─── DATA EXTRACT
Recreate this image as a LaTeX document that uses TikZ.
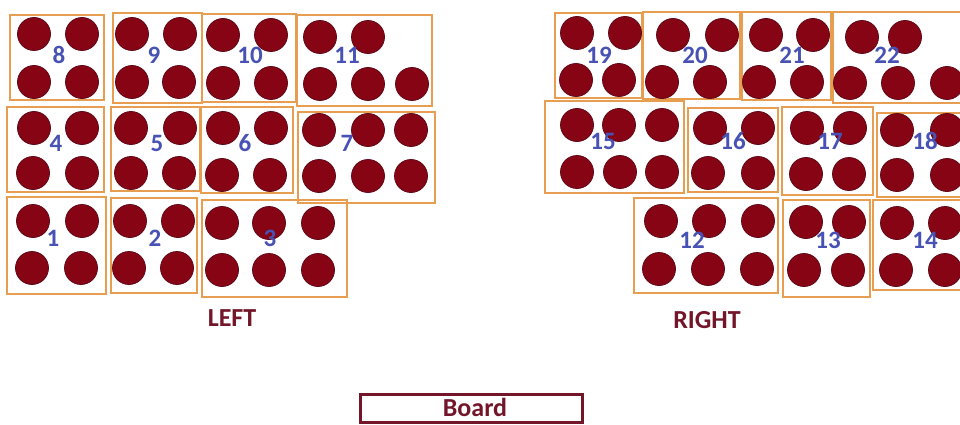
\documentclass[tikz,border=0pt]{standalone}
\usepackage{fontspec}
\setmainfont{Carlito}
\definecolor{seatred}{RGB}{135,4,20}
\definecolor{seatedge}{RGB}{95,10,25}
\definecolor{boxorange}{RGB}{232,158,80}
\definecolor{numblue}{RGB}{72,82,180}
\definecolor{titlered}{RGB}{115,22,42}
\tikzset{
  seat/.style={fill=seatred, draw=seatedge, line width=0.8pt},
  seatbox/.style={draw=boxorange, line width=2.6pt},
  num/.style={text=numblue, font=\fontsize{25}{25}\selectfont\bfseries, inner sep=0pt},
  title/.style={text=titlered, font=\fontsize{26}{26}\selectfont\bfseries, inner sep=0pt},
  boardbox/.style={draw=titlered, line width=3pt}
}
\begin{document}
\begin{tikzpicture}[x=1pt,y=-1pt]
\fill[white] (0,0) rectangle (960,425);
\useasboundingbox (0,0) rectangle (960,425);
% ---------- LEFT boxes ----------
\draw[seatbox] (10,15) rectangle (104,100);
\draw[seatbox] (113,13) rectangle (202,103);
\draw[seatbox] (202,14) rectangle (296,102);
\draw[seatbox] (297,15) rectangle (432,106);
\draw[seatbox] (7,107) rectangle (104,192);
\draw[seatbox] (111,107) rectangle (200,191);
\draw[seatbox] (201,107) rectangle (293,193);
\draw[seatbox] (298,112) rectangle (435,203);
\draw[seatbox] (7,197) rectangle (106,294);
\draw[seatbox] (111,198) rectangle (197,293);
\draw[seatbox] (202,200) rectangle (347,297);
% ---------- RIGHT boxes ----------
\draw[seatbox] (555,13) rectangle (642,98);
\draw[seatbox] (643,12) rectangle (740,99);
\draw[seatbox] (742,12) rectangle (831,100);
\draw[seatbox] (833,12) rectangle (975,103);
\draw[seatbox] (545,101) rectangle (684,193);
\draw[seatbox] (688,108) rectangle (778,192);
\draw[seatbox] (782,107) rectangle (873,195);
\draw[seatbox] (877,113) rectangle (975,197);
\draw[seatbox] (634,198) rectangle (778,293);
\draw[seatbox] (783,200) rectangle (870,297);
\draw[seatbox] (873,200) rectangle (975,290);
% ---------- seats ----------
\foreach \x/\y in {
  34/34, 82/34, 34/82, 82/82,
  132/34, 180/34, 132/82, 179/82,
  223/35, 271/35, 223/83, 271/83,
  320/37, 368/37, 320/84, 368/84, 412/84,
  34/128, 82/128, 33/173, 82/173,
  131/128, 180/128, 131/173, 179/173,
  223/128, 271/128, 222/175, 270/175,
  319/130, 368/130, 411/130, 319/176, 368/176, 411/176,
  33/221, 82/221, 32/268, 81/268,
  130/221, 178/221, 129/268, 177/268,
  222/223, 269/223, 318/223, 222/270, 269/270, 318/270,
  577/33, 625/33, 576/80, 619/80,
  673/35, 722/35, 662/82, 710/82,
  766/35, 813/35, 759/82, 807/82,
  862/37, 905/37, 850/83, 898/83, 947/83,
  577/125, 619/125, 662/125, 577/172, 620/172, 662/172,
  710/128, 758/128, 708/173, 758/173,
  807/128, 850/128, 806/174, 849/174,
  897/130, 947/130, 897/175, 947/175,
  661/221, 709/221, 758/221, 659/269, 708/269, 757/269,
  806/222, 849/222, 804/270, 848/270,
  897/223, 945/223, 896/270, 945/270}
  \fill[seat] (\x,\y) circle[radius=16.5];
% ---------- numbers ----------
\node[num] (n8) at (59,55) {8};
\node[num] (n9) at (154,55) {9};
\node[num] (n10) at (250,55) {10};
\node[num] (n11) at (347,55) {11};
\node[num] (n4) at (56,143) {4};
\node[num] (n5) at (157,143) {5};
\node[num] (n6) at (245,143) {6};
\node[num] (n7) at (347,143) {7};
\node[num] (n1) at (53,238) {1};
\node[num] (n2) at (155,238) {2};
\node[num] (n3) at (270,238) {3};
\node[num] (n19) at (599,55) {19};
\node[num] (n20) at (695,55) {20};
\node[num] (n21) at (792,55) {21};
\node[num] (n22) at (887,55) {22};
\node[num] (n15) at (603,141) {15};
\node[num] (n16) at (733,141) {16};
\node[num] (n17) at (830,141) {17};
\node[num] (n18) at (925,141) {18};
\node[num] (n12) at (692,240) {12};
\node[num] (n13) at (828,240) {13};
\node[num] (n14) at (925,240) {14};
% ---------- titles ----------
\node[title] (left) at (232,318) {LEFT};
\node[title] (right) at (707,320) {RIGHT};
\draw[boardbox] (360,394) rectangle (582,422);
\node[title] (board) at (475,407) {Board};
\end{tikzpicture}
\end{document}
──────
▶ **CHALLENGE**
Omit the pictures and give the material again, exactly and in full.

▶ **ANSWER BELOW**
Recreate this image as a LaTeX document that uses TikZ.
\documentclass[tikz,border=0pt]{standalone}
\usepackage{fontspec}
\setmainfont{Carlito}
\definecolor{seatred}{RGB}{135,4,20}
\definecolor{seatedge}{RGB}{95,10,25}
\definecolor{boxorange}{RGB}{232,158,80}
\definecolor{numblue}{RGB}{72,82,180}
\definecolor{titlered}{RGB}{115,22,42}
\tikzset{
  seat/.style={fill=seatred, draw=seatedge, line width=0.8pt},
  seatbox/.style={draw=boxorange, line width=2.6pt},
  num/.style={text=numblue, font=\fontsize{25}{25}\selectfont\bfseries, inner sep=0pt},
  title/.style={text=titlered, font=\fontsize{26}{26}\selectfont\bfseries, inner sep=0pt},
  boardbox/.style={draw=titlered, line width=3pt}
}
\begin{document}
\begin{tikzpicture}[x=1pt,y=-1pt]
\fill[white] (0,0) rectangle (960,425);
\useasboundingbox (0,0) rectangle (960,425);
% ---------- LEFT boxes ----------
\draw[seatbox] (10,15) rectangle (104,100);
\draw[seatbox] (113,13) rectangle (202,103);
\draw[seatbox] (202,14) rectangle (296,102);
\draw[seatbox] (297,15) rectangle (432,106);
\draw[seatbox] (7,107) rectangle (104,192);
\draw[seatbox] (111,107) rectangle (200,191);
\draw[seatbox] (201,107) rectangle (293,193);
\draw[seatbox] (298,112) rectangle (435,203);
\draw[seatbox] (7,197) rectangle (106,294);
\draw[seatbox] (111,198) rectangle (197,293);
\draw[seatbox] (202,200) rectangle (347,297);
% ---------- RIGHT boxes ----------
\draw[seatbox] (555,13) rectangle (642,98);
\draw[seatbox] (643,12) rectangle (740,99);
\draw[seatbox] (742,12) rectangle (831,100);
\draw[seatbox] (833,12) rectangle (975,103);
\draw[seatbox] (545,101) rectangle (684,193);
\draw[seatbox] (688,108) rectangle (778,192);
\draw[seatbox] (782,107) rectangle (873,195);
\draw[seatbox] (877,113) rectangle (975,197);
\draw[seatbox] (634,198) rectangle (778,293);
\draw[seatbox] (783,200) rectangle (870,297);
\draw[seatbox] (873,200) rectangle (975,290);
% ---------- seats ----------
\foreach \x/\y in {
  34/34, 82/34, 34/82, 82/82,
  132/34, 180/34, 132/82, 179/82,
  223/35, 271/35, 223/83, 271/83,
  320/37, 368/37, 320/84, 368/84, 412/84,
  34/128, 82/128, 33/173, 82/173,
  131/128, 180/128, 131/173, 179/173,
  223/128, 271/128, 222/175, 270/175,
  319/130, 368/130, 411/130, 319/176, 368/176, 411/176,
  33/221, 82/221, 32/268, 81/268,
  130/221, 178/221, 129/268, 177/268,
  222/223, 269/223, 318/223, 222/270, 269/270, 318/270,
  577/33, 625/33, 576/80, 619/80,
  673/35, 722/35, 662/82, 710/82,
  766/35, 813/35, 759/82, 807/82,
  862/37, 905/37, 850/83, 898/83, 947/83,
  577/125, 619/125, 662/125, 577/172, 620/172, 662/172,
  710/128, 758/128, 708/173, 758/173,
  807/128, 850/128, 806/174, 849/174,
  897/130, 947/130, 897/175, 947/175,
  661/221, 709/221, 758/221, 659/269, 708/269, 757/269,
  806/222, 849/222, 804/270, 848/270,
  897/223, 945/223, 896/270, 945/270}
  \fill[seat] (\x,\y) circle[radius=16.5];
% ---------- numbers ----------
\node[num] (n8) at (59,55) {8};
\node[num] (n9) at (154,55) {9};
\node[num] (n10) at (250,55) {10};
\node[num] (n11) at (347,55) {11};
\node[num] (n4) at (56,143) {4};
\node[num] (n5) at (157,143) {5};
\node[num] (n6) at (245,143) {6};
\node[num] (n7) at (347,143) {7};
\node[num] (n1) at (53,238) {1};
\node[num] (n2) at (155,238) {2};
\node[num] (n3) at (270,238) {3};
\node[num] (n19) at (599,55) {19};
\node[num] (n20) at (695,55) {20};
\node[num] (n21) at (792,55) {21};
\node[num] (n22) at (887,55) {22};
\node[num] (n15) at (603,141) {15};
\node[num] (n16) at (733,141) {16};
\node[num] (n17) at (830,141) {17};
\node[num] (n18) at (925,141) {18};
\node[num] (n12) at (692,240) {12};
\node[num] (n13) at (828,240) {13};
\node[num] (n14) at (925,240) {14};
% ---------- titles ----------
\node[title] (left) at (232,318) {LEFT};
\node[title] (right) at (707,320) {RIGHT};
\draw[boardbox] (360,394) rectangle (582,422);
\node[title] (board) at (475,407) {Board};
\end{tikzpicture}
\end{document}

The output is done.